PROVIDED DATA start

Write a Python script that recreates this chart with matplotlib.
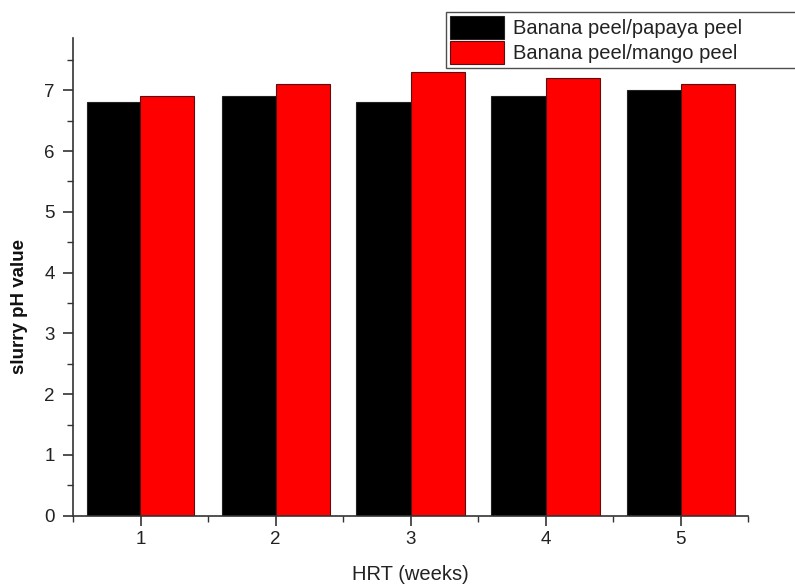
import matplotlib
matplotlib.use("Agg")
import matplotlib.pyplot as plt
import numpy as np
from matplotlib.ticker import MultipleLocator

plt.rcParams['font.family'] = ['Liberation Sans', 'DejaVu Sans']

weeks = [1, 2, 3, 4, 5]
papaya = [6.8, 6.9, 6.8, 6.9, 7.0]
mango = [6.9, 7.1, 7.3, 7.2, 7.1]
labels = ['Banana peel/papaya peel', 'Banana peel/mango peel']

fig = plt.figure(figsize=(7.95, 5.86), dpi=100)
ax = fig.add_axes([73/795, 1-515.7/586, (748-73)/795, (515.7-38)/586])

x = np.array(weeks, dtype=float)
w = 0.4
ax.bar(x - w/2, papaya, width=w, color='black', edgecolor='#222222', linewidth=0.8, label=labels[0])
ax.bar(x + w/2, mango, width=w, color='#ff0000', edgecolor='#5a1010', linewidth=0.8, label=labels[1])

ax.set_xlim(0.5, 5.5)
ax.set_ylim(0, 7.86)
ax.set_xticks(weeks)
ax.xaxis.set_minor_locator(MultipleLocator(0.5))
ax.yaxis.set_major_locator(MultipleLocator(1))
ax.yaxis.set_minor_locator(MultipleLocator(0.5))
for s in ['top', 'right']:
    ax.spines[s].set_visible(False)
for s in ['left', 'bottom']:
    ax.spines[s].set_color('#333333')
    ax.spines[s].set_linewidth(1.2)
ax.tick_params(which='major', direction='out', length=7, width=1.2, color='#333333', labelsize=13.5, labelcolor='#222222')
ax.tick_params(which='minor', direction='out', length=4, width=1.0, color='#333333')
ax.tick_params(axis='y', pad=6)
ax.tick_params(axis='x', pad=4)

ax.set_xlabel('HRT (weeks)', fontsize=14.5, color='#222222')
ax.set_ylabel('slurry pH value', fontsize=13.5, color='#111111', fontweight='bold')
ax.xaxis.set_label_coords(0.5, -(575-515.7)/477.7, transform=ax.transAxes)
ax.xaxis.label.set_va('center')
ax.yaxis.set_label_coords(-(73-20)/675, 0.437, transform=ax.transAxes)
ax.yaxis.label.set_va('center')

leg = fig.legend(loc='upper left', bbox_to_anchor=(445.7/795, 1-12/586, 380/795, 0.0),
                 mode='expand', fontsize=14.5, frameon=True, fancybox=False,
                 handlelength=2.7, handleheight=1.35, labelspacing=0.12,
                 handletextpad=0.45, borderpad=0.2, borderaxespad=0.0)
leg.get_frame().set_edgecolor('#222222')
leg.get_frame().set_linewidth(1.0)
for t in leg.get_texts():
    t.set_color('#222222')

fig.savefig('out.png', dpi=100)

PROVIDED DATA end

> _THE EXERCISE_
Copy nothing but the lines from the first one in the listing through the line with "ax.tick_params(axis='x', pad=4)", and omit the pictures.

> _RESULT_
Write a Python script that recreates this chart with matplotlib.
import matplotlib
matplotlib.use("Agg")
import matplotlib.pyplot as plt
import numpy as np
from matplotlib.ticker import MultipleLocator

plt.rcParams['font.family'] = ['Liberation Sans', 'DejaVu Sans']

weeks = [1, 2, 3, 4, 5]
papaya = [6.8, 6.9, 6.8, 6.9, 7.0]
mango = [6.9, 7.1, 7.3, 7.2, 7.1]
labels = ['Banana peel/papaya peel', 'Banana peel/mango peel']

fig = plt.figure(figsize=(7.95, 5.86), dpi=100)
ax = fig.add_axes([73/795, 1-515.7/586, (748-73)/795, (515.7-38)/586])

x = np.array(weeks, dtype=float)
w = 0.4
ax.bar(x - w/2, papaya, width=w, color='black', edgecolor='#222222', linewidth=0.8, label=labels[0])
ax.bar(x + w/2, mango, width=w, color='#ff0000', edgecolor='#5a1010', linewidth=0.8, label=labels[1])

ax.set_xlim(0.5, 5.5)
ax.set_ylim(0, 7.86)
ax.set_xticks(weeks)
ax.xaxis.set_minor_locator(MultipleLocator(0.5))
ax.yaxis.set_major_locator(MultipleLocator(1))
ax.yaxis.set_minor_locator(MultipleLocator(0.5))
for s in ['top', 'right']:
    ax.spines[s].set_visible(False)
for s in ['left', 'bottom']:
    ax.spines[s].set_color('#333333')
    ax.spines[s].set_linewidth(1.2)
ax.tick_params(which='major', direction='out', length=7, width=1.2, color='#333333', labelsize=13.5, labelcolor='#222222')
ax.tick_params(which='minor', direction='out', length=4, width=1.0, color='#333333')
ax.tick_params(axis='y', pad=6)
ax.tick_params(axis='x', pad=4)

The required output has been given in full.